Even if the punters are sceptical about the Yes surge, the No camp will be riven by the kind of panic that led Norman Tebbit, on “Wobbly Wednesday” after a similarly alarming poll in 1987, to grab Lord Young by the lapels and yell: “We’re going to lose this fucking election.” The Tories won a landslide. Yet whether or not that proves a referendum omen, there is no denying that this now looks like a competitive race, and the news has electrified a debate I find myself watching from afar with a mixture of contempt, terror and pure envy.

All the contempt is for the Better Together gang, who continue to hint at being SNP sleepers. The indescribably cretinous poster launched on Monday by Mr Darling must have been designed to help Mr Salmond. It features a couple with two daughters beside the legend: “I love my family. I’m saying No Thanks.” Does Mr Darling really believe that independence-minded parents who see it will have an epiphany and shriek: “Och, I did’nae realise before, but it’s crystal clear now, a Yes vote would mean I don’t love my kids, so I’ll be voting No or social services will take them into care”?

The dread, meanwhile, is that this brand of mesmerising idiocy will fuel such resentment that Mr Salmond could yet spring the upset. In which case, bereft of all the left and centre-left Scottish MPs who act as a brake on the shrill nationalism we see coming to the boil with the rise of Ukip, God have mercy on our Sassenach souls.

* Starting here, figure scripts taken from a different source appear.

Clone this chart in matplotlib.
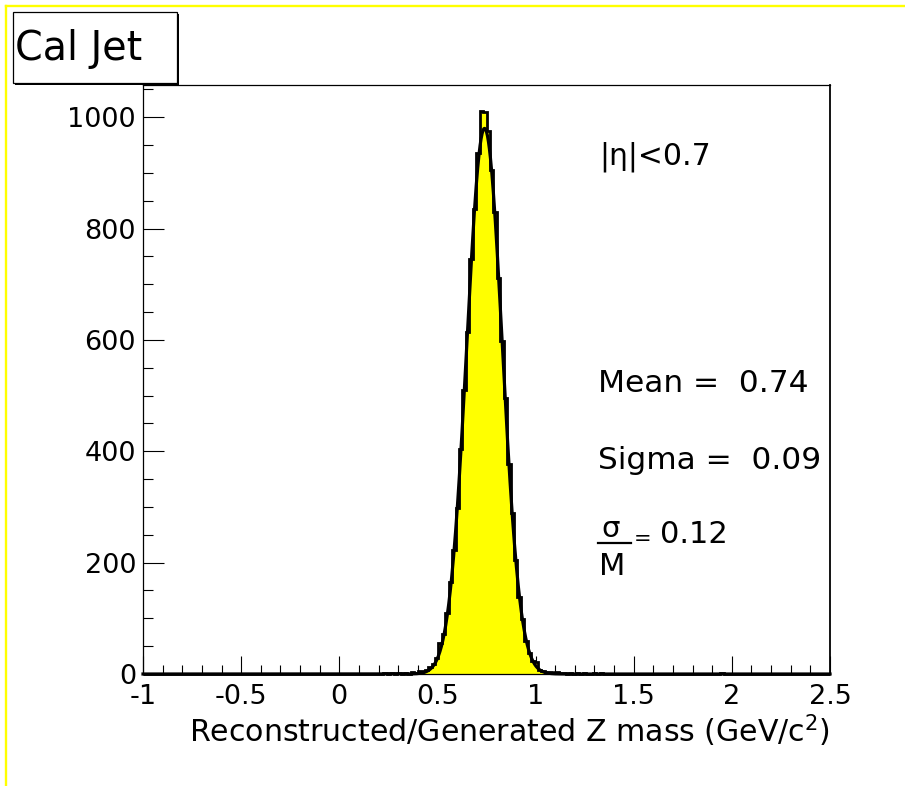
#!/usr/bin/env python

import numpy as np
from matplotlib import pyplot as plt
from matplotlib.patches import Rectangle
from matplotlib.lines import Line2D
from matplotlib.ticker import MultipleLocator, FuncFormatter

W, H = 905, 786

# histogram binning: 200 bins between -1 and 2.5
x_min, x_max, n_bins = -1.0, 2.5, 200

# counts of the main peak, starting at bin 76
peak_first_bin = 76
peak_counts = [2, 0, 3, 2, 5, 6, 8, 12, 18, 28,
               55, 72, 110, 165, 222, 298, 405, 510, 615, 745,
               835, 935, 1012, 1010, 975, 905, 830, 712, 598, 495,
               378, 290, 205, 138, 98, 60, 38, 24, 22, 8,
               6, 4, 3, 2, 3, 2, 1]

# a few scattered entries in the tails
tail_bins = [70, 72, 74, 124, 126, 128, 131, 133, 168]
tail_counts = [1, 2, 1, 2, 1, 2, 1, 1, 2]

# gaussian fit shown on the plot
fit_mean = 0.74
fit_sigma = 0.09
fit_amp = 980
fit_ratio = 0.12

x_ticks = [-1, -0.5, 0, 0.5, 1, 1.5, 2, 2.5]
y_ticks = [0, 200, 400, 600, 800, 1000]


def fx(px):
    return px / W


def fy(py):
    return 1 - py / H


def build_counts():
    counts = np.zeros(n_bins)
    counts[peak_first_bin:peak_first_bin + len(peak_counts)] = peak_counts
    for b, c in zip(tail_bins, tail_counts):
        counts[b] = c
    return counts


def draw():
    plt.rcParams['font.family'] = 'DejaVu Sans'
    plt.rcParams['mathtext.default'] = 'regular'
    plt.rcParams['axes.unicode_minus'] = False

    fig = plt.figure(figsize=(W / 100, H / 100), dpi=100)
    ax = fig.add_axes([fx(143), fy(674), fx(830) - fx(143), fy(85) - fy(674)])

    edges = np.linspace(x_min, x_max, n_bins + 1)
    counts = build_counts()

    ax.stairs(counts, edges, fill=True, color='#ffff00', zorder=2)
    ax.stairs(counts, edges, color='black', lw=2.0, zorder=3, clip_on=False)

    xs = np.linspace(x_min, x_max, 1401)
    fit = fit_amp * np.exp(-0.5 * ((xs - fit_mean) / fit_sigma) ** 2)
    ax.plot(xs, fit, color='black', lw=2.3, zorder=4, clip_on=False)

    ax.set_xlim(x_min, x_max)
    ax.set_ylim(0, 1058)

    ax.set_xticks(x_ticks)
    ax.set_yticks(y_ticks)
    ax.xaxis.set_minor_locator(MultipleLocator(0.1))
    ax.yaxis.set_minor_locator(MultipleLocator(50))
    ax.xaxis.set_major_formatter(FuncFormatter(lambda v, p: '%g' % v))
    ax.tick_params(axis='x', which='major', direction='in', length=12.7, width=0.8,
                   labelsize=19.5, pad=7, top=False)
    ax.tick_params(axis='x', which='minor', direction='in', length=6.4, width=0.8, top=False)
    ax.tick_params(axis='y', which='major', direction='in', length=14.8, width=0.8,
                   labelsize=19.5, pad=5, right=False)
    ax.tick_params(axis='y', which='minor', direction='in', length=7.4, width=0.8, right=False)

    for s in ax.spines.values():
        s.set_linewidth(0.9)
    ax.spines['right'].set_linewidth(1.3)

    # axis title
    fig.text(fx(830), fy(742), r'Reconstructed/Generated Z mass (GeV/c$^{2}$)', fontsize=21.6,
             ha='right', va='baseline')

    # fit results
    fig.text(fx(599), fy(164), u'|\u03b7|<0.7', fontsize=21.5, va='baseline')
    fig.text(fx(598), fy(392), 'Mean =  %.2f' % fit_mean, fontsize=22.5, va='baseline')
    fig.text(fx(598), fy(469), 'Sigma =  %.2f' % fit_sigma, fontsize=22.5, va='baseline')
    fig.text(fx(611), fy(537), u'\u03c3', fontsize=21, ha='center', va='baseline')
    fig.add_artist(Line2D([fx(598), fx(631)], [fy(543), fy(543)], color='black', lw=1.6))
    fig.text(fx(612), fy(575), 'M', fontsize=22, ha='center', va='baseline')
    fig.text(fx(634), fy(545), '=', fontsize=15, va='baseline')
    fig.text(fx(660), fy(543), '%.2f' % fit_ratio, fontsize=22, va='baseline')

    # title box with shadow
    fig.add_artist(Rectangle((fx(15), fy(85)), fx(164), fy(14) - fy(85),
                             facecolor='black', edgecolor='none'))
    fig.add_artist(Rectangle((fx(13), fy(83)), fx(164), fy(12) - fy(83),
                             facecolor='white', edgecolor='black', lw=0.9))
    fig.text(fx(15), fy(60), 'Cal Jet', fontsize=28.5, va='baseline')

    # yellow canvas border
    fig.add_artist(Line2D([fx(6), fx(905)], [fy(6), fy(6)], color='#ffff00', lw=1.7))
    fig.add_artist(Line2D([fx(6), fx(6)], [fy(6), fy(786)], color='#ffff00', lw=1.7))

    fig.savefig('out.png', dpi=100)


if __name__ == "__main__":
    draw()
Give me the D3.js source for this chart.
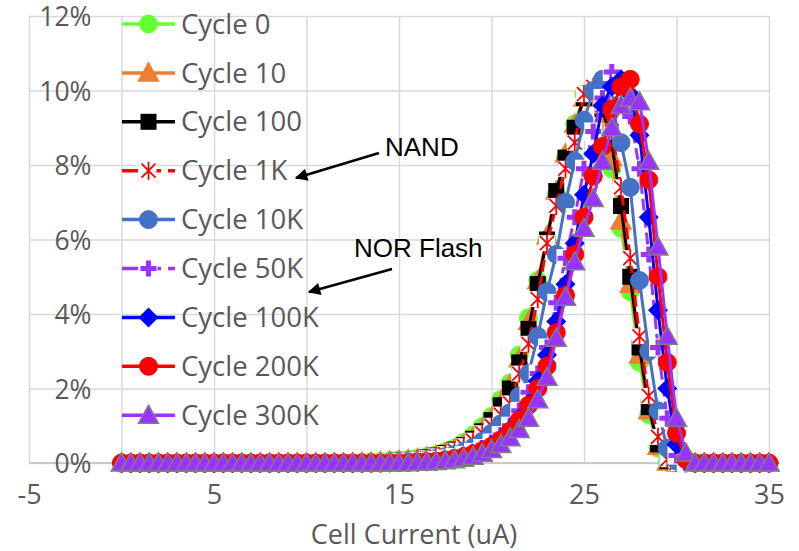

As for the envy, how can a resident of a country as beset by political lethargy as England fail to look upon the sheer vibrancy of this debate without feeling jealous? When Mr Murphy whines about intimidation, he sounds like the Match of the Day pundit prissily insisting that a mass brawl is the last thing the public wants to see. It is exactly what the public wants to see, because visible confirmation that the stakes are high is a visceral, vicarious thrill.

Electoral politics is a fantastically brutal combat sport. When the course of history is on the line, democracy is a raw, vicious, often filthy business in which the gentility and mannerliness Mr Murphy appears to expect becomes an overpriced luxury item. Without condoning violence or the threat of it, a little light intimidation is, to borrow from football cliché again, part and parcel of the game. The battle for and against Scottish independence is not a spinsters’ gathering in an Edinburgh tea room. It is a Gorbals tear up on a Saturday night – I know our Scots readers will enjoy the cheap stereotyping – after Celtic and Rangers have both lost.

This is no moment for anyone who claims to care desperately about saving the union to suffer a fit of the vapours because a few Yes-supporting diehards are being beastly. The Respect MP for Bradford West showed more stoicism after being hideously beaten and kicked than Jim Murphy at being threatened.

If Mr Murphy cannot grow a pair without delay, and if Mr Darling is determined to sabotage his campaign with insanely intelligence-insulting posters, they should go to the wounded warrior, and beg him to tour Scotland, on a stretcher if need be, as their proxy. His guts may be bruised, but Mr Galloway has more of them than the entire No gang put together, and even with a broken jaw speaks infinitely better about why the union should be saved than these asses could dream of doing with their jawbones intact.